Wir haben es uns gemütlich gemacht. Ich liebe 50ies-Möbel, Retrolook & Vintagefunde vom Sperrmüll oder Flohmarkt. Sie bringen ein bisschen Individualität in unsere ansonsten durch und durch ikeaisierte Wohnung: Sofa: Karlstad, Regal: Expedit, Kommode & Bett: Malm, Küche: Värde. Alle kenne ich sie beim Namen.
Jetzt im Sommer haben wir auch die Loggia kindertauglich gemacht mit einem kleinen Planschbecken. .Meine ganzen lieben Blumen & Kräuter finden hier Platz, ein kleiner Tisch, eine kleine Bank, ein Insektenhotel, ein Apfelbäumchen, Erd- und Himbeeren, Oleander und Lavendel auf engstem Raum. Aber gerade das finde ich schön. Das Beste aus etwas Kleinem herausholen.

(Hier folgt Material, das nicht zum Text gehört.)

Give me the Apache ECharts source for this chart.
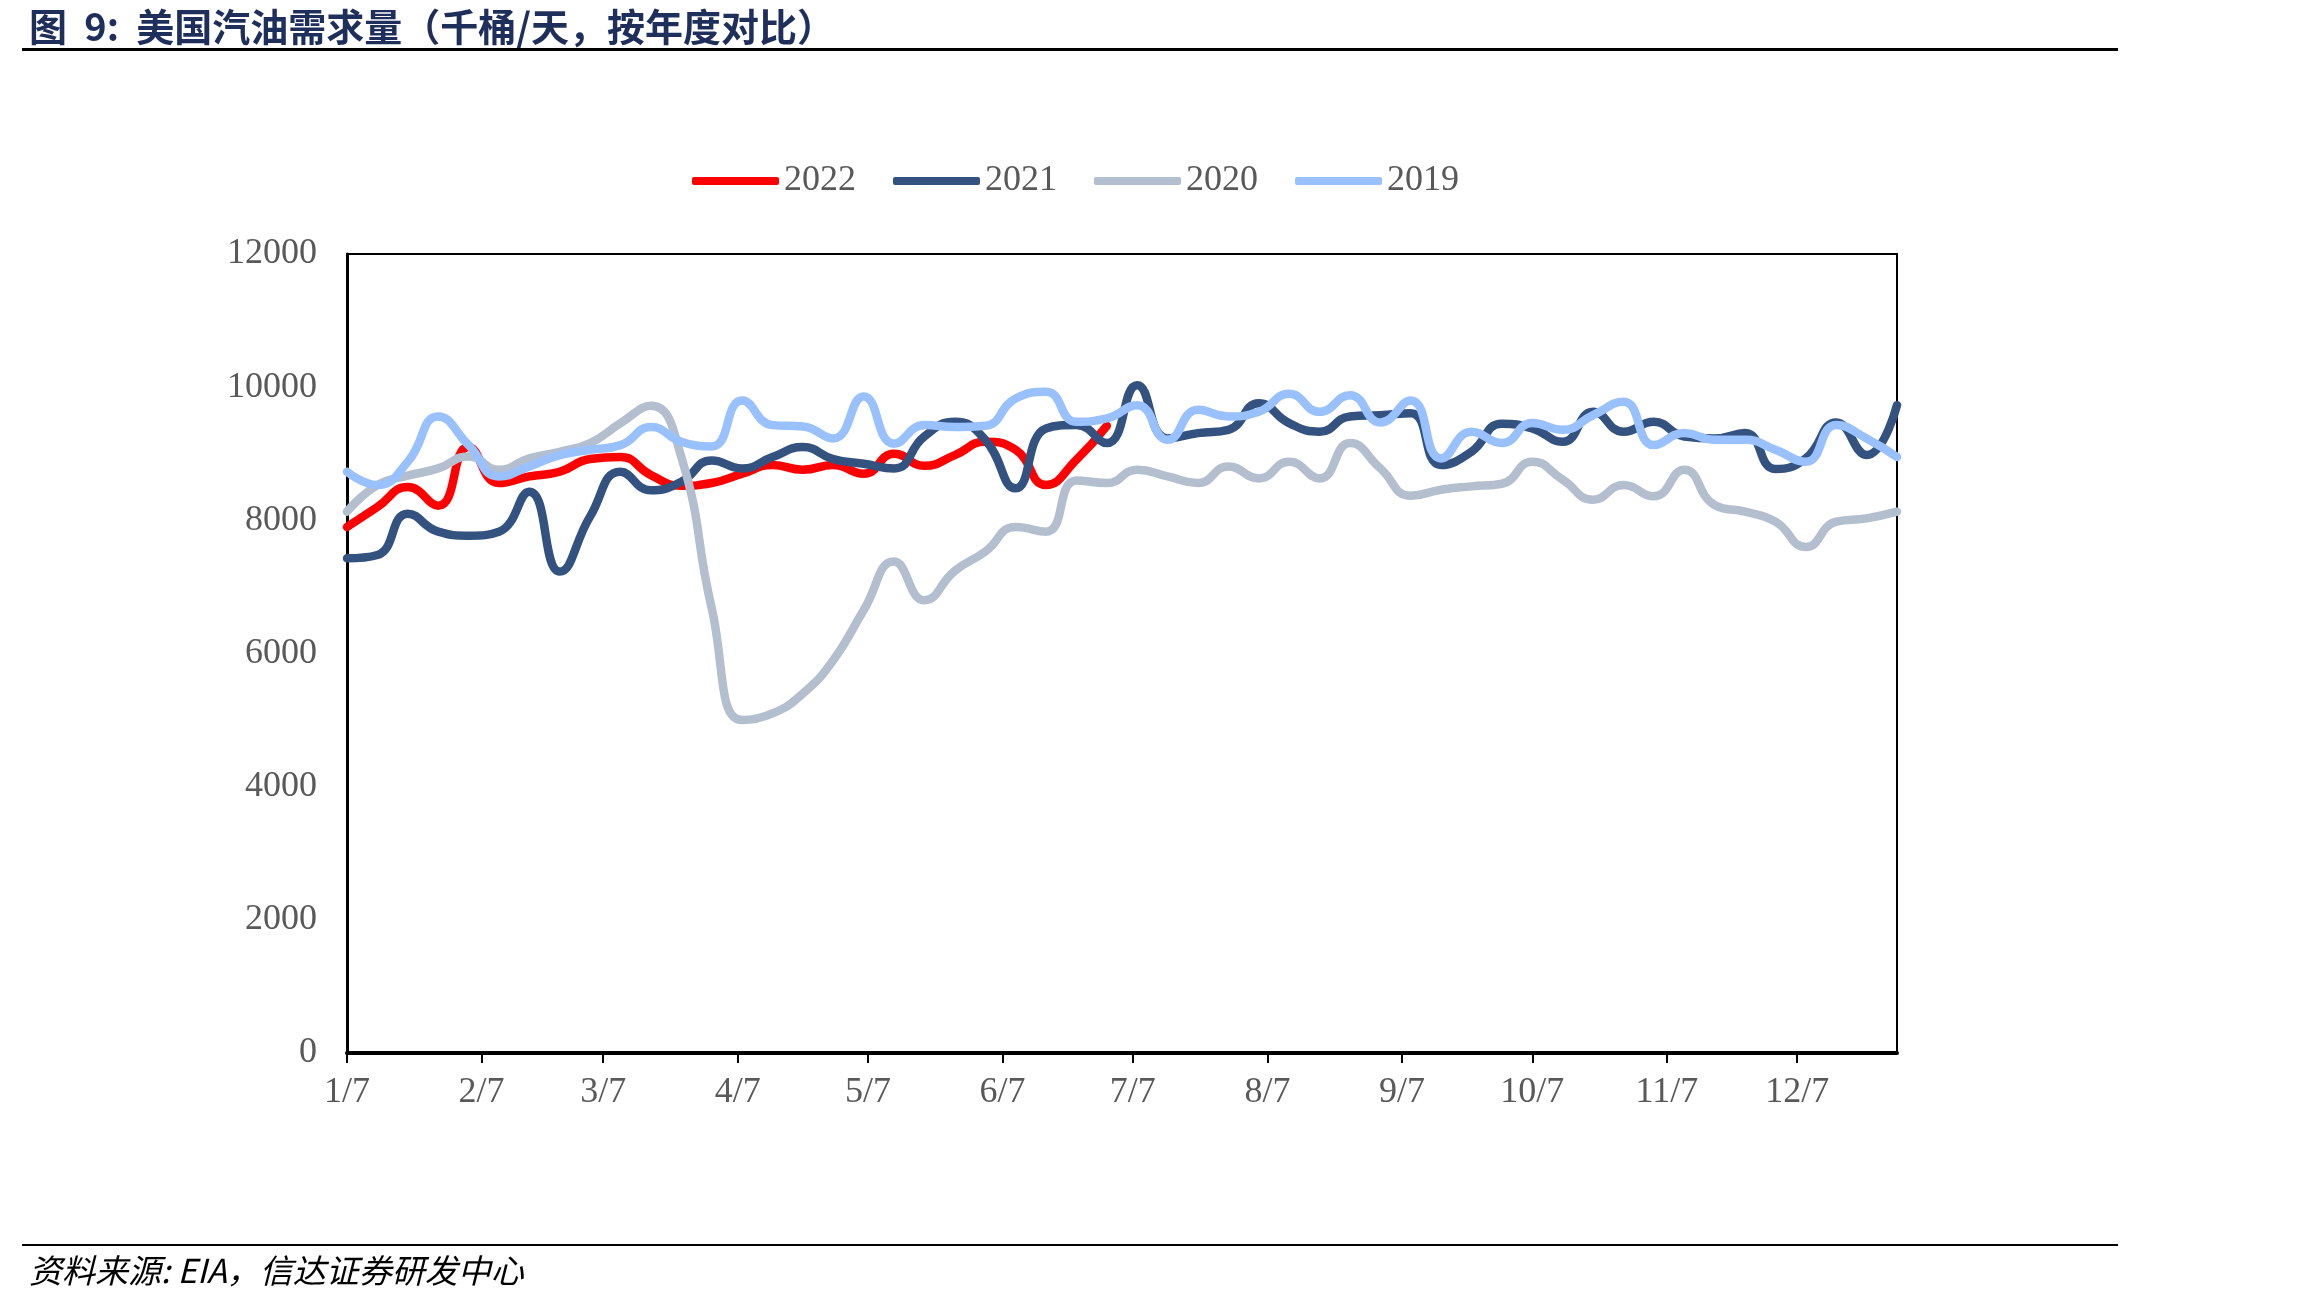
<!DOCTYPE html>
<html>
<head>
<meta charset="utf-8">
<title>美国汽油需求量</title>
<script src="https://cdn.jsdelivr.net/npm/echarts/dist/echarts.min.js"></script>
<style>
  body { margin: 0; background: #fff; }
  #main { width: 2303px; height: 1300px; }
</style>
</head>
<body>
<div id="main"></div>
<script>
// 图例 / 年份
const years = ['2022', '2021', '2020', '2019'];
const colors = ['#ff0000', '#34527f', '#b3bfcf', '#99c0ff'];

// 周度数据（千桶/天），从 1/7 起每周一个点
const d2022 = [7900, 8200, 8500, 8220, 9100, 8560, 8660, 8730, 8920, 8950, 8680, 8520, 8560, 8700, 8830, 8760, 8830, 8700, 9000, 8820, 8980, 9180, 9060, 8530, 8910, 9420];
const d2021 = [7430, 7480, 8100, 7830, 7770, 7830, 8430, 7230, 8060, 8730, 8450, 8580, 8900, 8780, 8950, 9100, 8920, 8850, 8780, 9260, 9480, 9210, 8480, 9380, 9430, 9160, 10030, 9230, 9310, 9360, 9760, 9460, 9330, 9560, 9580, 9610, 8830, 9030, 9450, 9380, 9180, 9630, 9330, 9480, 9260, 9230, 9310, 8770, 8930, 9470, 8980, 9730];
const d2020 = [8130, 8530, 8670, 8780, 8960, 8760, 8930, 9030, 9160, 9460, 9720, 8950, 6680, 5000, 5100, 5400, 5900, 6650, 7380, 6800, 7240, 7530, 7900, 7830, 8600, 8560, 8760, 8660, 8560, 8810, 8630, 8880, 8630, 9160, 8780, 8370, 8460, 8510, 8550, 8880, 8610, 8310, 8530, 8360, 8760, 8230, 8130, 7980, 7600, 7980, 8030, 8130];
const d2019 = [8730, 8530, 8880, 9560, 9130, 8660, 8810, 8980, 9060, 9130, 9400, 9180, 9110, 9800, 9430, 9410, 9230, 9860, 9150, 9430, 9400, 9420, 9830, 9930, 9480, 9530, 9730, 9210, 9660, 9560, 9630, 9900, 9630, 9880, 9470, 9800, 8930, 9330, 9160, 9460, 9360, 9580, 9780, 9130, 9310, 9210, 9210, 9060, 8880, 9430, 9230, 8950];

// x 轴刻度：距 1/7 的天数
const tickDays = [0, 31, 59, 90, 120, 151, 181, 212, 243, 273, 304, 334];
const tickLabels = ['1/7', '2/7', '3/7', '4/7', '5/7', '6/7', '7/7', '8/7', '9/7', '10/7', '11/7', '12/7'];

const allData = [d2022, d2021, d2020, d2019];
const toPoints = arr => arr.map((v, i) => [i * 7, v]);

const serif = 'Liberation Serif';
const cjk = 'Noto Sans CJK SC';

var myChart = echarts.init(document.getElementById('main'));
myChart.setOption({
  backgroundColor: '#fff',
  animation: false,
  title: [
    {
      text: '图  9:  美国汽油需求量（千桶/天，按年度对比）',
      left: 24, top: 3,
      textStyle: { fontFamily: cjk, fontSize: 38, fontWeight: 'bold', color: '#1f2f5c' }
    },
    {
      text: '资料来源: EIA，信达证券研发中心',
      left: 24, top: 1249,
      textStyle: { fontFamily: cjk, fontSize: 33, fontWeight: 'normal', fontStyle: 'italic', color: '#000' }
    }
  ],
  graphic: [
    { type: 'rect', shape: { x: 22, y: 48, width: 2096, height: 3 }, style: { fill: '#000' } },
    { type: 'rect', shape: { x: 22, y: 1244, width: 2096, height: 2 }, style: { fill: '#000' } }
  ],
  legend: {
    left: 687, top: 158,
    itemWidth: 87, itemHeight: 8, itemGap: 37,
    icon: 'roundRect',
    textStyle: { fontFamily: serif, fontSize: 36, color: '#595959' },
    data: years
  },
  grid: {
    left: 347, right: 406, top: 254, bottom: 247,
    show: true, borderColor: '#000', borderWidth: 2, backgroundColor: 'transparent'
  },
  xAxis: {
    type: 'value',
    min: 0, max: 357,
    splitLine: { show: false },
    axisLine: { lineStyle: { color: '#000', width: 4 } },
    axisTick: { show: true, customValues: tickDays, length: 10, lineStyle: { color: '#000', width: 2 } },
    axisLabel: {
      customValues: tickDays,
      margin: 22,
      fontFamily: serif, fontSize: 36, color: '#595959',
      formatter: v => tickLabels[tickDays.indexOf(v)] || ''
    }
  },
  yAxis: {
    type: 'value',
    min: 0, max: 12000, interval: 2000,
    splitLine: { show: false },
    axisLine: { show: true, lineStyle: { color: '#000', width: 3 } },
    axisTick: { show: false },
    axisLabel: { margin: 30, fontFamily: serif, fontSize: 36, color: '#595959', formatter: v => String(v) }
  },
  series: years.map((name, k) => ({
    name: name,
    type: 'line',
    smooth: 0.5,
    showSymbol: false,
    color: colors[k],
    lineStyle: { width: 8.5, color: colors[k], cap: 'round' },
    data: toPoints(allData[k])
  }))
});
</script>
</body>
</html>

Eigentlich wollen wir hier also gar nicht weg. Eigentlich kann der Traum vom Haus von mir aus noch ein bisschen warten. Wenn da nicht der Haken wäre:
Unsere 3-Raum-Wohnung ist eine verkappte 2-Raum-Angelegenheit, denn das 3. Zimmer liegt außerhalb der Wohnung im DG als Mansardenzimmer. Etwas anderes als die Nutzung als Arbeitszimmer lässt dieses Zimmer leider nicht zu. Hier sitze ich gerade und schreibe diesen Beitrag. Wir brauchen allerdings so langsam ein Kinderzimmer. Bleibt nur Plan B: Unser langes, schlauchförmiges Wohnzimmer muss Wohn-Schlafzimmer werden. Mit Expedit als Raumtrenner und dem Malm-Bett dahinter. Wir würden dann unser Schlafzimmer zugunsten eines Kinderzimmers aufgeben. Also doch ein Haus?
Unser Wohntraum. Noch lange nicht gefunden.